-------- Collected material --------

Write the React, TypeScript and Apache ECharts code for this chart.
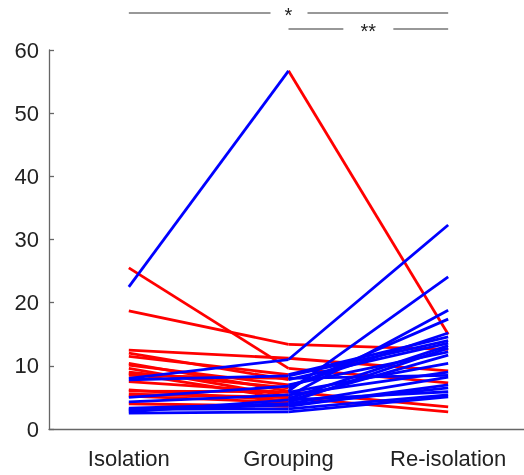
import React, { useEffect, useRef } from "react";
import * as echarts from "echarts";

const categories = ["Isolation", "Grouping", "Re-isolation"];
const isolation = [25.5, 22.5, 18.7, 12.5, 8.0, 12.0, 11.5, 10.4, 10.1, 9.6, 9.0, 8.8, 8.5, 7.8, 7.5, 6.2, 6.0, 5.5, 5.2, 5.0, 4.3, 4.0, 3.3, 3.0, 2.7, 2.5, 3.1];
const grouping = [9.6, 56.7, 13.4, 11.2, 11.0, 7.8, 8.6, 6.0, 7.0, 5.2, 6.5, 4.8, 8.0, 8.4, 5.8, 4.5, 5.9, 5.0, 4.2, 6.8, 5.4, 3.6, 4.0, 3.8, 4.6, 2.7, 3.2];
const reisolation = [7.3, 15.0, 12.6, 9.2, 32.3, 13.6, 14.6, 24.1, 12.2, 18.8, 17.4, 13.2, 8.5, 14.0, 10.4, 11.7, 3.5, 2.7, 12.8, 15.2, 9.0, 7.0, 8.2, 6.5, 5.9, 5.1, 5.4];
const yTicks = [0, 10, 20, 30, 40, 50, 60];
const sigLabels = ["*", "**"];

const RED = "#ff0000";
const BLUE = "#0000ff";
const FONT = "Liberation Sans, Arial, Helvetica, sans-serif";

export default function App() {
  const ref = useRef<HTMLDivElement>(null);
  useEffect(() => {
    if (!ref.current) return;
    const chart = echarts.init(ref.current, undefined, { renderer: "svg" });
    const series: any[] = [];
    for (let i = 0; i < isolation.length; i++) {
      const a = isolation[i], b = grouping[i], c = reisolation[i];
      series.push({
        type: "line", data: [a, b, "-"], symbol: "none", z: b > a ? 3 : 2,
        lineStyle: { color: b > a ? BLUE : RED, width: 2.8 },
      });
      series.push({
        type: "line", data: ["-", b, c], symbol: "none", z: c > b ? 3 : 2,
        lineStyle: { color: c > b ? BLUE : RED, width: 2.8 },
      });
    }
    const axisColor = "#666";
    chart.setOption({
      animation: false,
      grid: { left: 49, top: 50, width: 479, bottom: 46 },
      xAxis: {
        type: "category", data: categories, boundaryGap: true,
        axisLine: { lineStyle: { color: axisColor, width: 1.3 } },
        axisTick: { alignWithLabel: true, inside: true, length: 6, lineStyle: { color: axisColor, width: 1.3 } },
        axisLabel: { fontSize: 22, color: "#222", margin: 18, fontFamily: FONT },
      },
      yAxis: {
        type: "value", min: yTicks[0], max: yTicks[yTicks.length - 1], interval: 10,
        splitLine: { show: false },
        axisLine: { show: true, lineStyle: { color: axisColor, width: 1.3 } },
        axisTick: { show: true, inside: true, length: 5, lineStyle: { color: axisColor, width: 1.3 } },
        axisLabel: { fontSize: 22, color: "#222", margin: 10, fontFamily: FONT },
      },
      series,
    });
    const px = (i: number) => chart.convertToPixel({ xAxisIndex: 0 }, categories[i]) as number;
    const x1 = px(0), x2 = px(1), x3 = px(2);
    const lineStyle = { stroke: "#333", lineWidth: 1.2 };
    const textStyle = (t: string, x: number, y: number) => ({
      type: "text", x, y,
      style: { text: t, fontSize: 20, fill: "#222", align: "center", verticalAlign: "middle", fontFamily: FONT },
    });
    const m1 = x2;
    const m2 = (x2 + x3) / 2;
    chart.setOption({
      graphic: [
        { type: "line", shape: { x1: x1, y1: 13, x2: m1 - 18, y2: 13 }, style: lineStyle },
        { type: "line", shape: { x1: m1 + 19, y1: 13, x2: x3, y2: 13 }, style: lineStyle },
        textStyle(sigLabels[0], m1, 14.5),
        { type: "line", shape: { x1: x2, y1: 29, x2: m2 - 25, y2: 29 }, style: lineStyle },
        { type: "line", shape: { x1: m2 + 25, y1: 29, x2: x3, y2: 29 }, style: lineStyle },
        textStyle(sigLabels[1], m2, 30.5),
      ],
    });
    return () => chart.dispose();
  }, []);
  return <div ref={ref} style={{ position: "fixed", left: 0, top: 0, width: 540, height: 475 }} />;
}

--------

Aim of the task:
Keep the pictures out of the copy and return the rest of the data above exactly.

Solution for this task:
Write the React, TypeScript and Apache ECharts code for this chart.
import React, { useEffect, useRef } from "react";
import * as echarts from "echarts";

const categories = ["Isolation", "Grouping", "Re-isolation"];
const isolation = [25.5, 22.5, 18.7, 12.5, 8.0, 12.0, 11.5, 10.4, 10.1, 9.6, 9.0, 8.8, 8.5, 7.8, 7.5, 6.2, 6.0, 5.5, 5.2, 5.0, 4.3, 4.0, 3.3, 3.0, 2.7, 2.5, 3.1];
const grouping = [9.6, 56.7, 13.4, 11.2, 11.0, 7.8, 8.6, 6.0, 7.0, 5.2, 6.5, 4.8, 8.0, 8.4, 5.8, 4.5, 5.9, 5.0, 4.2, 6.8, 5.4, 3.6, 4.0, 3.8, 4.6, 2.7, 3.2];
const reisolation = [7.3, 15.0, 12.6, 9.2, 32.3, 13.6, 14.6, 24.1, 12.2, 18.8, 17.4, 13.2, 8.5, 14.0, 10.4, 11.7, 3.5, 2.7, 12.8, 15.2, 9.0, 7.0, 8.2, 6.5, 5.9, 5.1, 5.4];
const yTicks = [0, 10, 20, 30, 40, 50, 60];
const sigLabels = ["*", "**"];

const RED = "#ff0000";
const BLUE = "#0000ff";
const FONT = "Liberation Sans, Arial, Helvetica, sans-serif";

export default function App() {
  const ref = useRef<HTMLDivElement>(null);
  useEffect(() => {
    if (!ref.current) return;
    const chart = echarts.init(ref.current, undefined, { renderer: "svg" });
    const series: any[] = [];
    for (let i = 0; i < isolation.length; i++) {
      const a = isolation[i], b = grouping[i], c = reisolation[i];
      series.push({
        type: "line", data: [a, b, "-"], symbol: "none", z: b > a ? 3 : 2,
        lineStyle: { color: b > a ? BLUE : RED, width: 2.8 },
      });
      series.push({
        type: "line", data: ["-", b, c], symbol: "none", z: c > b ? 3 : 2,
        lineStyle: { color: c > b ? BLUE : RED, width: 2.8 },
      });
    }
    const axisColor = "#666";
    chart.setOption({
      animation: false,
      grid: { left: 49, top: 50, width: 479, bottom: 46 },
      xAxis: {
        type: "category", data: categories, boundaryGap: true,
        axisLine: { lineStyle: { color: axisColor, width: 1.3 } },
        axisTick: { alignWithLabel: true, inside: true, length: 6, lineStyle: { color: axisColor, width: 1.3 } },
        axisLabel: { fontSize: 22, color: "#222", margin: 18, fontFamily: FONT },
      },
      yAxis: {
        type: "value", min: yTicks[0], max: yTicks[yTicks.length - 1], interval: 10,
        splitLine: { show: false },
        axisLine: { show: true, lineStyle: { color: axisColor, width: 1.3 } },
        axisTick: { show: true, inside: true, length: 5, lineStyle: { color: axisColor, width: 1.3 } },
        axisLabel: { fontSize: 22, color: "#222", margin: 10, fontFamily: FONT },
      },
      series,
    });
    const px = (i: number) => chart.convertToPixel({ xAxisIndex: 0 }, categories[i]) as number;
    const x1 = px(0), x2 = px(1), x3 = px(2);
    const lineStyle = { stroke: "#333", lineWidth: 1.2 };
    const textStyle = (t: string, x: number, y: number) => ({
      type: "text", x, y,
      style: { text: t, fontSize: 20, fill: "#222", align: "center", verticalAlign: "middle", fontFamily: FONT },
    });
    const m1 = x2;
    const m2 = (x2 + x3) / 2;
    chart.setOption({
      graphic: [
        { type: "line", shape: { x1: x1, y1: 13, x2: m1 - 18, y2: 13 }, style: lineStyle },
        { type: "line", shape: { x1: m1 + 19, y1: 13, x2: x3, y2: 13 }, style: lineStyle },
        textStyle(sigLabels[0], m1, 14.5),
        { type: "line", shape: { x1: x2, y1: 29, x2: m2 - 25, y2: 29 }, style: lineStyle },
        { type: "line", shape: { x1: m2 + 25, y1: 29, x2: x3, y2: 29 }, style: lineStyle },
        textStyle(sigLabels[1], m2, 30.5),
      ],
    });
    return () => chart.dispose();
  }, []);
  return <div ref={ref} style={{ position: "fixed", left: 0, top: 0, width: 540, height: 475 }} />;
}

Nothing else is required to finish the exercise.